● **AIM OF THE EXERCISE**: Search the records below for the word "this". Pull out each line that has it.

────────────────────────────────────────

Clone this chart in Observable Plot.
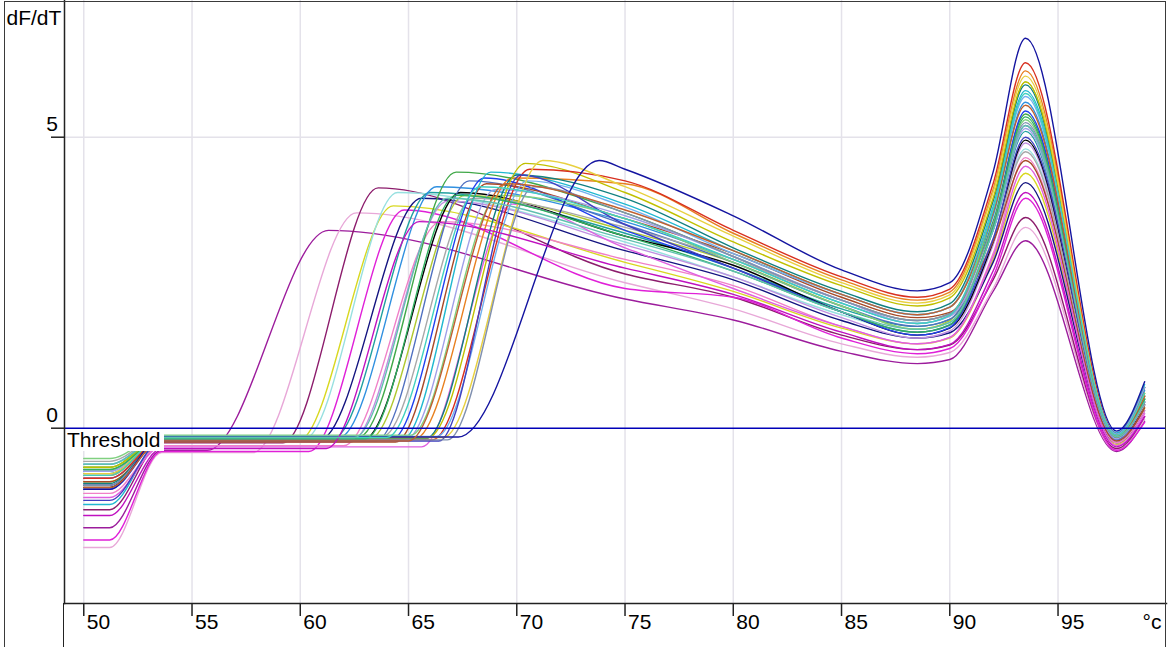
<!DOCTYPE html>
<html>
<head>
<meta charset="utf-8">
<script src="https://cdn.jsdelivr.net/npm/d3@7"></script>
<script src="https://cdn.jsdelivr.net/npm/@observablehq/plot@0.6"></script>
<style>
  html, body { margin: 0; padding: 0; background: #fff; }
  #wrap { position: relative; width: 1168px; height: 647px; overflow: hidden; font-family: "Liberation Sans", Arial, sans-serif; }
  #border { position: absolute; left: 4px; top: 1px; width: 1160px; height: 700px; border: 1.5px solid #3a3a3a; pointer-events: none; }
  #axisExt { position: absolute; left: 63px; top: 603px; width: 0; height: 44px; border-left: 1.5px solid #222; }
  #thr { position: absolute; left: 66px; top: 429px; width: 97px; height: 22px; line-height: 22px; background: #fff; font-size: 21px; color: #000; padding-left: 1px; white-space: nowrap; }
</style>
</head>
<body>
<div id="wrap"><div id="chart"></div><div id="axisExt"></div><div id="border"></div><div id="thr"></div></div>
<script>
// ---- data ----
const xTicks = [50, 55, 60, 65, 70, 75, 80, 85, 90, 95];
const yTicks = [0, 5];
const yLabel = "dF/dT";
const xUnit = "°c";
const thresholdValue = 0;
const thresholdLabel = "Threshold";

const sampleColors = ["#9c1c9c","#e8a8d8","#8c1c6c","#d8d820","#98e0e0","#e020d8","#141480","#20a0a0","#3090e0","#f080c8",
  "#c090e0","#40a848","#000000","#b0c830","#5070c0","#a8a8a8","#2040f0","#a84a28","#20b8d0","#a0a0e8",
  "#80d080","#e88020","#e060e0","#108080","#c0c000","#d83020","#70b0f0","#4040c0","#e8d040","#8090b0",
  "#1414a0","#30b060","#c06030","#40d0c0","#c010c0","#60c0b0"];
const leadTemps = [50, 51.2, 53.6];
const startValues = [-1.71,-2.05,-1.40,-0.92,-0.62,-1.92,-0.98,-0.78,-0.74,-1.12,
  -0.86,-0.67,-1.02,-0.71,-0.86,-0.57,-1.05,-0.92,-1.31,-0.74,
  -0.52,-0.81,-1.19,-0.95,-0.67,-0.86,-0.62,-1.24,-0.78,-0.98,
  -1.05,-0.71,-1.02,-0.81,-1.50,-0.62];
const baselineValues = [-0.38,-0.42,-0.25,-0.22,-0.18,-0.40,-0.20,-0.18,-0.16,-0.30,
  -0.24,-0.15,-0.20,-0.18,-0.22,-0.14,-0.20,-0.24,-0.20,-0.18,
  -0.12,-0.18,-0.32,-0.18,-0.16,-0.20,-0.14,-0.22,-0.16,-0.20,
  -0.15,-0.18,-0.22,-0.16,-0.35,-0.16];
const onsetTemps = [55.7,57.8,59.2,59.9,60.2,60.4,60.9,61.5,61.8,62.0,
  62.3,62.7,62.9,63.2,63.5,63.8,64.2,64.4,64.7,64.9,
  65.1,65.3,65.6,65.8,65.9,66.1,66.3,66.4,66.6,66.8,
  67.3,63.0,65.0,64.0,61.2,62.5];
const firstPeakTemps = [61.3,62.6,63.6,64.3,64.5,64.8,65.6,66.0,66.3,66.5,
  66.8,67.2,67.4,67.6,67.8,68.0,68.5,68.6,68.8,69.0,
  69.2,69.8,69.8,70.0,70.4,70.6,70.5,70.2,71.2,70.8,
  73.8,67.2,69.5,68.3,65.5,66.8];
const firstPeakValues = [3.40,3.70,4.13,3.82,4.05,3.75,3.95,4.05,4.15,3.55,
  3.90,4.40,4.05,4.00,4.25,3.95,4.30,4.20,4.40,4.10,
  4.00,4.30,3.85,4.35,4.55,4.45,4.25,4.35,4.60,4.15,
  4.60,4.00,4.20,4.15,3.55,3.95];
const tailTemps = [75, 80, 85, 88.5, 90, 92, 93.5, 97.7, 99.0];
const at75 = [2.22,2.50,2.65,2.85,3.20,2.40,3.05,3.35,3.55,2.90,
  3.15,3.70,3.30,3.40,3.50,3.45,3.40,3.60,3.85,3.65,
  3.60,4.20,3.10,3.95,4.05,4.25,3.80,3.50,4.15,3.70,
  4.45,3.30,3.75,3.60,2.75,3.25];
const at80 = [1.86,2.05,2.25,2.35,2.60,2.25,2.55,2.75,2.90,2.45,
  2.60,2.95,2.80,2.85,2.85,2.90,2.75,3.00,3.05,2.95,
  2.85,3.35,2.40,3.10,3.20,3.40,3.00,2.75,3.30,2.95,
  3.65,2.70,3.05,2.90,2.30,2.70];
const at85 = [1.32,1.45,1.60,1.72,1.95,1.55,1.85,2.05,2.15,1.75,
  1.90,2.20,2.00,2.10,2.10,2.20,2.00,2.25,2.30,2.20,
  2.10,2.55,1.75,2.35,2.45,2.60,2.30,2.00,2.50,2.20,
  2.72,2.00,2.30,2.15,1.65,2.00];
const troughValues = [1.11,1.22,1.35,1.45,1.65,1.28,1.55,1.75,1.80,1.45,
  1.55,1.85,1.60,1.70,1.75,1.85,1.60,1.90,1.95,1.80,
  1.70,2.20,1.45,2.00,2.10,2.25,1.95,1.65,2.15,1.85,
  2.36,1.65,1.95,1.80,1.35,1.70];
const at90 = [1.18,1.30,1.43,1.55,1.76,1.37,1.64,1.87,1.93,1.56,
  1.67,1.97,1.72,1.85,1.87,1.95,1.73,1.99,2.08,1.92,
  1.82,2.34,1.56,2.14,2.24,2.39,2.08,1.77,2.29,1.97,
  2.50,1.78,2.08,1.94,1.44,1.82];
const at92 = [2.35,2.40,2.55,2.90,3.20,2.60,2.85,3.40,3.65,3.00,
  3.15,3.55,3.20,3.75,3.40,3.25,3.45,3.20,3.80,3.40,
  3.45,4.10,2.95,3.90,3.95,4.20,3.75,3.25,4.05,3.50,
  4.40,3.45,3.70,3.75,2.70,3.40];
const meltPeakValues = [3.22,3.45,3.62,4.38,4.80,3.95,4.22,5.10,5.60,4.65,
  4.90,5.40,4.95,5.95,5.20,4.75,5.45,4.60,5.80,5.15,
  5.30,6.14,4.50,5.90,5.95,6.28,5.70,5.00,6.05,5.25,
  6.70,5.35,5.55,5.75,4.05,5.20];
const dipValues = [-0.40,-0.38,-0.35,-0.28,-0.20,-0.38,-0.25,-0.18,-0.12,-0.25,
  -0.22,-0.15,-0.18,-0.12,-0.20,-0.15,-0.15,-0.22,-0.08,-0.18,
  -0.15,-0.12,-0.30,-0.10,-0.12,-0.10,-0.10,-0.15,-0.15,-0.16,
  -0.05,-0.15,-0.15,-0.12,-0.32,-0.15];
const endValues = [0.12,0.15,0.20,0.35,0.45,0.10,0.30,0.50,0.65,0.30,
  0.40,0.50,0.40,0.55,0.45,0.40,0.55,0.35,0.75,0.45,
  0.50,0.60,0.25,0.70,0.60,0.70,0.70,0.45,0.55,0.45,
  0.80,0.50,0.55,0.60,0.20,0.45];

// ---- build the table for Plot ----
const points = [];
sampleColors.forEach((color, i) => {
  const tailVals = [at75[i], at80[i], at85[i], troughValues[i], at90[i], at92[i], meltPeakValues[i], dipValues[i], endValues[i]];
  const Ts = [...leadTemps, onsetTemps[i], firstPeakTemps[i], ...tailTemps];
  const Vs = [startValues[i], startValues[i], baselineValues[i], baselineValues[i], firstPeakValues[i], ...tailVals];
  Ts.forEach((T, k) => points.push({id: i, color, T, v: Vs[k]}));
});

const xDomain = [49.11, 100.01];
const yDomain = [-3.012, 7.349];

const chart = Plot.plot({
  width: 1168,
  height: 647,
  marginLeft: 64,
  marginRight: 2,
  marginTop: 0,
  marginBottom: 44,
  x: {domain: xDomain},
  y: {domain: yDomain},
  color: {type: "identity"},
  style: {fontFamily: "'Liberation Sans', Arial, sans-serif", fontSize: "21px", color: "#000", background: "transparent", overflow: "visible"},
  marks: [
    Plot.gridX(xTicks, {stroke: "#e4e2ea", strokeOpacity: 1, strokeWidth: 1.5}),
    Plot.gridY([5], {stroke: "#e4e2ea", strokeOpacity: 1, strokeWidth: 1.5}),
    Plot.line(points, {x: "T", y: "v", z: "id", stroke: "color", curve: "monotone-x", strokeWidth: 1.4}),
    Plot.ruleY([thresholdValue], {stroke: "#0000b8", strokeWidth: 1.5}),
    Plot.frame({anchor: "bottom", stroke: "#222", strokeWidth: 1.5}),
    Plot.frame({anchor: "left", stroke: "#222", strokeWidth: 1.5}),
    Plot.axisX(xTicks, {anchor: "bottom", tickSize: 13, stroke: "#222", strokeWidth: 1.5, label: null, tickFormat: () => ""}),
    Plot.axisY(yTicks, {anchor: "left", tickSize: 13, stroke: "#222", strokeWidth: 1.5, label: null, tickFormat: () => ""}),
    Plot.text(xTicks, {x: d => d, frameAnchor: "bottom", text: d => String(d), textAnchor: "start", lineAnchor: "top", dx: 3, dy: 11, fontSize: 21, fill: "#000"}),
    Plot.text(yTicks, {y: d => d, frameAnchor: "left", text: d => String(d), textAnchor: "end", lineAnchor: "middle", dx: -6.5, dy: -13, fontSize: 21, fill: "#000"}),
    Plot.text([yLabel], {frameAnchor: "top-left", text: d => d, textAnchor: "start", lineAnchor: "top", dx: -58, dy: 10, fontSize: 21, fill: "#000"}),
    Plot.text([xUnit], {frameAnchor: "bottom-right", text: d => d, textAnchor: "end", lineAnchor: "top", dx: -5, dy: 11, fontSize: 21, fill: "#000"})
  ]
});
document.getElementById("chart").appendChild(chart);
document.getElementById("thr").textContent = thresholdLabel;
</script>
</body>
</html>
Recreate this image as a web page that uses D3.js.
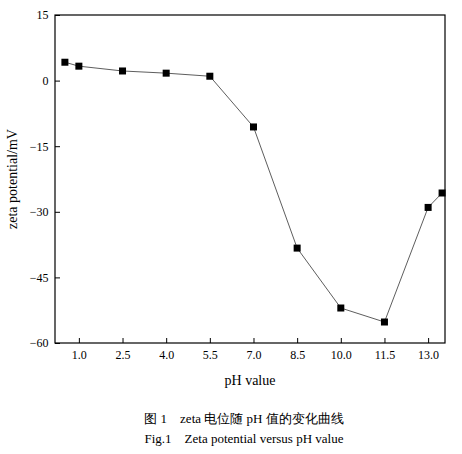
<!DOCTYPE html><html><head><meta charset="utf-8"><script src="https://cdn.jsdelivr.net/npm/d3@7"></script>
<style>body{margin:0;background:#fff}text{font-family:"Liberation Serif","Times New Roman",serif}</style></head><body>
<svg id="c" width="462" height="454"></svg>
<script>
const phValues=[0.52,1.0,2.5,4.0,5.5,7.0,8.5,10.0,11.5,13.0,13.48];
const zeta=[4.2,3.3,2.2,1.7,1.0,-10.6,-38.3,-52.0,-55.2,-29.0,-25.7];
const xTicks=[1.0,2.5,4.0,5.5,7.0,8.5,10.0,11.5,13.0];
const yTicks=[15,0,-15,-30,-45,-60];
const svg=d3.select("#c");
const L=55,R=445,T=15,B=343;
const x=d3.scaleLinear().domain([0.18,13.58]).range([L,R]);
const y=d3.scaleLinear().domain([-60,15]).range([B,T]);
svg.append("rect").attr("x",L).attr("y",T).attr("width",R-L).attr("height",B-T).attr("fill","none").attr("stroke","#000").attr("stroke-width",1.2);
const ax=svg.append("g").attr("transform",`translate(0,${B})`).call(d3.axisBottom(x).tickValues(xTicks).tickFormat(d3.format(".1f")).tickSize(-5).tickSizeOuter(0));
const ay=svg.append("g").attr("transform",`translate(${L},0)`).call(d3.axisLeft(y).tickValues(yTicks).tickFormat(d3.format("d")).tickSize(-5).tickSizeOuter(0));
[ax,ay].forEach(a=>{a.select(".domain").remove();a.selectAll("text").attr("font-size",12).attr("font-family","Liberation Serif");});
ax.selectAll("text").attr("dy","1.1em");
ay.selectAll("text").attr("dx","-0.3em");
const pts=phValues.map((v,i)=>[v,zeta[i]]);
svg.append("path").attr("d",d3.line().x(d=>x(d[0])).y(d=>y(d[1]))(pts)).attr("fill","none").attr("stroke","#333").attr("stroke-width",0.8);
svg.selectAll("rect.m").data(pts).enter().append("rect").attr("class","m").attr("x",d=>x(d[0])-3.5).attr("y",d=>y(d[1])-3.5).attr("width",7).attr("height",7).attr("fill","#000");
svg.append("text").attr("x",250).attr("y",385).attr("text-anchor","middle").attr("font-size",14).text("pH value");
svg.append("text").attr("transform","translate(17,179) rotate(-90)").attr("text-anchor","middle").attr("font-size",14).text("zeta potential/mV");
svg.append("text").attr("x",244).attr("y",423).attr("text-anchor","middle").attr("font-size",13).text("图 1　zeta 电位随 pH 值的变化曲线");
svg.append("text").attr("x",244).attr("y",443).attr("text-anchor","middle").attr("font-size",13).text("Fig.1　Zeta potential versus pH value");
</script></body></html>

────────────────────────────────────────

● **TASK RESPONSE**:
Clone this chart in Observable Plot.
Recreate this image as a web page that uses D3.js.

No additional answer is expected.